Reading a Ruler & Metric Measurements
A ruler is really just a short, stiff tape measure — and it reads the same way.
The inch side
Same marks as your tape: whole inches, then ½, ¼, ⅛, and 1/16 between them. Read the whole inches first, then the fraction.
The metric side
Much of the world builds in metric, so it pays to know it:
- Millimeter (mm) — the smallest common mark.
- Centimeter (cm) — = 10 mm. The numbered marks on a metric ruler are usually centimeters.
- Meter (m) — = 100 cm = 1,000 mm.
To read metric: count the centimeters (numbered), then count the small millimeter marks past it. Example: 4 cm and 3 mm = 43 mm (or 4.3 cm).
Quick conversions
- 1 inch ≈ 25.4 mm
- 1 foot ≈ 305 mm (0.305 m)
- 1 meter ≈ 3.28 feet
Why it matters
If you ever work internationally — or with metric products and specs — reading both systems makes you far more useful on the job.
Going Deeper (Intermediate)
Metric is actually easier because it's all base-10: 10 mm = 1 cm, 1000 mm = 1 m. The small lines are millimeters; the numbered lines are centimeters. Most construction work is dimensioned in millimeters only (e.g., "2400 mm") to avoid decimal confusion — so a sheet of ply is "2400 × 1200," not "240 cm."
Handy bridges to imperial:
- 25.4 mm = 1 inch (exact).
- 300 mm ≈ 1 ft (close enough for rough work; 305 mm exact).
- 2400 × 1200 mm ≈ the 8'×4' sheet you already know.
Advanced / Pro-Level
On international jobs and with metric products you'll convert constantly. The clean method: inches × 25.4 = mm; mm ÷ 25.4 = inches. For feet, 1 m = 3.281 ft.

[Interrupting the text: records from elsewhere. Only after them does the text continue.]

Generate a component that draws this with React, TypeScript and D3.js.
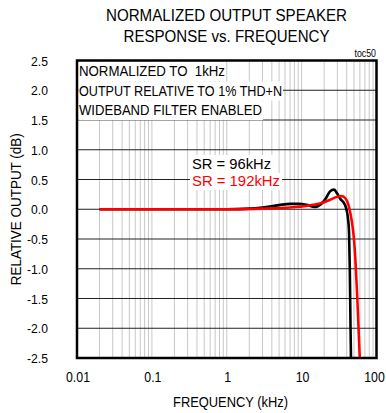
import React from 'react';
import * as d3 from 'd3';

// frequency in kHz, relative output in dB
const FREQ_96 = [0.02, 0.05, 0.1, 0.2, 0.5, 1, 2, 3, 5, 7, 9, 12, 15, 18, 21, 24, 27, 30, 33, 36, 38, 40, 42, 43, 44, 45, 46];
const OUT_96 = [0, 0, 0, 0, 0, 0, 0.01, 0.03, 0.07, 0.09, 0.09, 0.07, 0.04, 0.08, 0.18, 0.3, 0.33, 0.26, 0.17, 0.12, 0.07, -0.02, -0.2, -0.4, -1.0, -2.0, -2.8];

const FREQ_192 = [0.02, 0.05, 0.1, 0.2, 0.5, 1, 3, 7, 12, 18, 24, 30, 34, 38, 42, 45, 48, 50, 52, 55, 58, 60, 62];
const OUT_192 = [0, 0, 0, 0, 0, 0, 0.01, 0.03, 0.06, 0.1, 0.16, 0.21, 0.22, 0.19, 0.08, -0.08, -0.3, -0.5, -0.8, -1.4, -2.1, -2.55, -3.0];

const Y_TICKS = [2.5, 2.0, 1.5, 1.0, 0.5, 0.0, -0.5, -1.0, -1.5, -2.0, -2.5];
const X_TICKS = [0.01, 0.1, 1, 10, 100];
const X_LABELS = ['0.01', '0.1', '1', '10', '100'];
const NOTES = ['NORMALIZED TO  1kHz', 'OUTPUT RELATIVE TO 1% THD+N', 'WIDEBAND FILTER ENABLED'];
const NOTE_WIDTHS = [146, 203, 183];

const W = 386;
const H = 413;
const FONT = '"Liberation Sans", Arial, sans-serif';

// slightly narrow text like the original plot font
const NText: React.FC<{ x: number; y: number; size: number; sx?: number; anchor?: string; fill?: string; children: React.ReactNode }> =
  ({ x, y, size, sx = 0.88, anchor = 'start', fill = '#000', children }) => (
    <text transform={`translate(${x},${y}) scale(${sx},1)`} fontSize={size} textAnchor={anchor} fill={fill} style={{ whiteSpace: 'pre' }}>
      {children}
    </text>
  );

const App: React.FC = () => {
  const x = d3.scaleLog().domain([0.01, 100]).range([77, 376.5]);
  const y = d3.scaleLinear().domain([-2.5, 2.5]).range([358, 60.5]);

  // minor log grid: 2..9 of each decade
  const minor: number[] = [];
  for (let d = 0.01; d < 100; d *= 10) {
    for (let k = 2; k <= 9; k++) minor.push(+(d * k).toPrecision(3));
  }

  const line = d3.line<[number, number]>()
    .x(d => x(d[0]))
    .y(d => y(d[1]))
    .curve(d3.curveMonotoneX);

  const s96 = FREQ_96.map((f, i) => [f, OUT_96[i]] as [number, number]);
  const s192 = FREQ_192.map((f, i) => [f, OUT_192[i]] as [number, number]);

  const [x0, x1] = x.range();
  const [y0, y1] = [y(2.5), y(-2.5)];

  return (
    <div style={{ position: 'absolute', left: 0, top: 0 }}>
      <svg width={W} height={H} style={{ display: 'block', background: '#fff' }} fontFamily={FONT}>
        <defs>
          <clipPath id="plot">
            <rect x={x0} y={y0} width={x1 - x0} height={y1 - y0} />
          </clipPath>
        </defs>

        {/* title */}
        <text x={226.5} y={21} fontSize={15.6} textAnchor="middle" textLength={241} lengthAdjust="spacingAndGlyphs">NORMALIZED OUTPUT SPEAKER</text>
        <text x={226.5} y={42} fontSize={15.6} textAnchor="middle" textLength={206} lengthAdjust="spacingAndGlyphs">RESPONSE vs. FREQUENCY</text>
        <NText x={376} y={57} size={10} anchor="end">toc50</NText>

        {/* grid */}
        {minor.concat(X_TICKS.slice(1, -1)).map((f, i) => (
          <line key={'v' + i} x1={x(f)} x2={x(f)} y1={y0} y2={y1} stroke="#c8c8c8" strokeWidth={1} />
        ))}
        {Y_TICKS.slice(1, -1).map((v, i) => (
          <line key={'h' + i} x1={x0} x2={x1} y1={y(v)} y2={y(v)} stroke="#222" strokeWidth={1} />
        ))}

        {/* notes with white backgrounds */}
        {NOTES.map((t, i) => (
          <g key={'n' + i}>
            <rect x={78.5} y={62 + i * 19.6} width={NOTE_WIDTHS[i] + 1.5} height={19} fill="#fff" />
            <text x={79} y={76 + i * 19.6} fontSize={14} textLength={NOTE_WIDTHS[i]} lengthAdjust="spacingAndGlyphs" style={{ whiteSpace: 'pre' }}>{t}</text>
          </g>
        ))}

        {/* legend */}
        <rect x={190} y={155} width={84} height={18} fill="#fff" />
        <rect x={190} y={173} width={92} height={17} fill="#fff" />
        <text x={192} y={168.5} fontSize={14} textLength={79} lengthAdjust="spacingAndGlyphs" fill="#000">SR = 96kHz</text>
        <text x={192} y={186} fontSize={14} textLength={88} lengthAdjust="spacingAndGlyphs" fill="#ff0000">SR = 192kHz</text>

        {/* curves */}
        <g clipPath="url(#plot)">
          <path d={line(s96) ?? ''} fill="none" stroke="#000" strokeWidth={2.6} />
          <path d={line(s192) ?? ''} fill="none" stroke="#ff0000" strokeWidth={2.6} />
        </g>

        {/* frame */}
        <rect x={x0} y={y0} width={x1 - x0} height={y1 - y0} fill="none" stroke="#000" strokeWidth={2.5} />

        {/* y axis */}
        {Y_TICKS.map((v, i) => (
          <NText key={'yl' + i} x={48} y={y(v) + 5} size={13.5} sx={0.9} anchor="end">{v.toFixed(1)}</NText>
        ))}
        <text transform={`translate(21,${(y0 + y1) / 2}) rotate(-90)`} fontSize={14} textAnchor="middle" textLength={152} lengthAdjust="spacingAndGlyphs">RELATIVE OUTPUT (dB)</text>

        {/* x axis; the last label is pulled in so it stays inside the picture */}
        {X_TICKS.map((f, i) => (
          <NText key={'xl' + i} x={Math.min(x(f) + 1, W - 11.5)} y={382} size={14} sx={0.88} anchor="middle">{X_LABELS[i]}</NText>
        ))}
        <NText x={230.5} y={407} size={14} sx={0.92} anchor="middle">FREQUENCY (kHz)</NText>
      </svg>
    </div>
  );
};

export default App;
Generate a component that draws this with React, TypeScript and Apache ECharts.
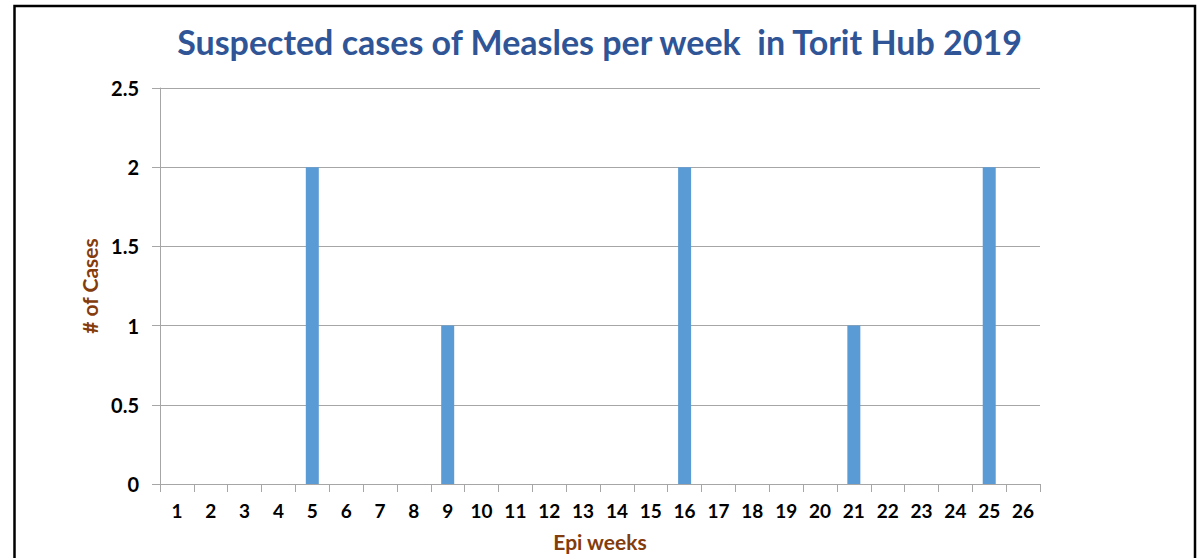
import React, { useEffect, useRef } from "react";
import * as echarts from "echarts";

const weeks = ["1","2","3","4","5","6","7","8","9","10","11","12","13","14","15","16","17","18","19","20","21","22","23","24","25","26"];
const cases = [0,0,0,0,2,0,0,0,1,0,0,0,0,0,0,2,0,0,0,0,1,0,0,0,2,0];
const titleText = "Suspected cases of Measles per week  in Torit Hub 2019";
const yName = "# of Cases";
const xName = "Epi weeks";

export default function App() {
  const ref = useRef<HTMLDivElement>(null);
  useEffect(() => {
    if (!ref.current) return;
    const chart = echarts.init(ref.current, undefined, { renderer: "svg" });
    const font = "Lato";
    chart.setOption({
      animation: false,
      backgroundColor: "#ffffff",
      title: {
        text: titleText,
        left: "center",
        top: 19,
        textStyle: { fontFamily: font, fontSize: 34, fontWeight: "bold", color: "#2F5597" },
      },
      graphic: [
        {
          type: "rect",
          shape: { x: 14.5, y: 6, width: 1180.5, height: 570 },
          style: { fill: "none", stroke: "#000000", lineWidth: 2.5 },
          silent: true,
        },
      ],
      grid: { left: 160, right: 159, top: 88, bottom: 74 },
      xAxis: {
        type: "category",
        data: weeks,
        boundaryGap: true,
        name: xName,
        nameLocation: "middle",
        nameGap: 47,
        nameTextStyle: { fontFamily: font, fontSize: 21, fontWeight: "bold", color: "#843C0C" },
        axisLine: { show: true, lineStyle: { color: "#A6A6A6", width: 1 } },
        axisTick: { show: true, alignWithLabel: false, length: 8, lineStyle: { color: "#A6A6A6" } },
        axisLabel: { interval: 0, margin: 17, fontFamily: font, fontSize: 19, fontWeight: "bold", color: "#000000" },
        splitLine: { show: false },
      },
      yAxis: {
        type: "value",
        min: 0,
        max: 2.5,
        interval: 0.5,
        name: yName,
        nameLocation: "middle",
        nameGap: 60,
        nameTextStyle: { fontFamily: font, fontSize: 21, fontWeight: "bold", color: "#843C0C" },
        axisLine: { show: true, lineStyle: { color: "#A6A6A6", width: 1 } },
        axisTick: { show: true, length: 8, lineStyle: { color: "#A6A6A6" } },
        axisLabel: { margin: 21, fontFamily: font, fontSize: 20, fontWeight: "bold", color: "#000000" },
        splitLine: { show: true, lineStyle: { color: "#A6A6A6", width: 1 } },
      },
      series: [
        {
          type: "bar",
          data: cases,
          barWidth: 13,
          itemStyle: { color: "#5B9BD5" },
        },
      ],
    });
    return () => chart.dispose();
  }, []);
  return (
    <div
      ref={ref}
      style={{ position: "fixed", left: 0, top: 0, width: 1199, height: 558 }}
    />
  );
}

Pros watch the rounding trap: 3/4" is 19.05 mm — drawings will say "19 mm," and that 0.05 mm vanishes, but stacked over many parts the accumulated rounding can throw a long run off by a noticeable amount. When a metric drawing and an imperial product meet (common with imported fixtures, plumbing, fasteners), work in one system end-to-end and convert only at the boundary, not at every step.
Practice Challenge
A European cabinet is spec'd at 600 mm wide and must sit in a framed opening you'll lay out in inches. What's the opening in inches (to the nearest 16th), and how much clearance for a 600 mm box? (Answer: 600 ÷ 25.4 = 23.62" ≈ 23‑5/8"; frame the rough opening ~1/2" wider, so ~24‑1/8".)
In Practice
A spec calls for a 19 mm hole. On a metric ruler that's 1 centimeter plus 9 millimeter marks — and for reference, that's just under 3/4 of an inch. Knowing both systems keeps you from guessing on metric products and plans.
Common Mistakes to Avoid
- Mixing up millimeters and centimeters
- Assuming every measurement is in inches when some products are metric
Takeaway: A ruler reads like a short tape; metric counts in mm, cm, and m. Much of the world is metric — know both if you'll build internationally.
Educational overview — practice the hands-on skills with real tools. Repetition is how they become second nature.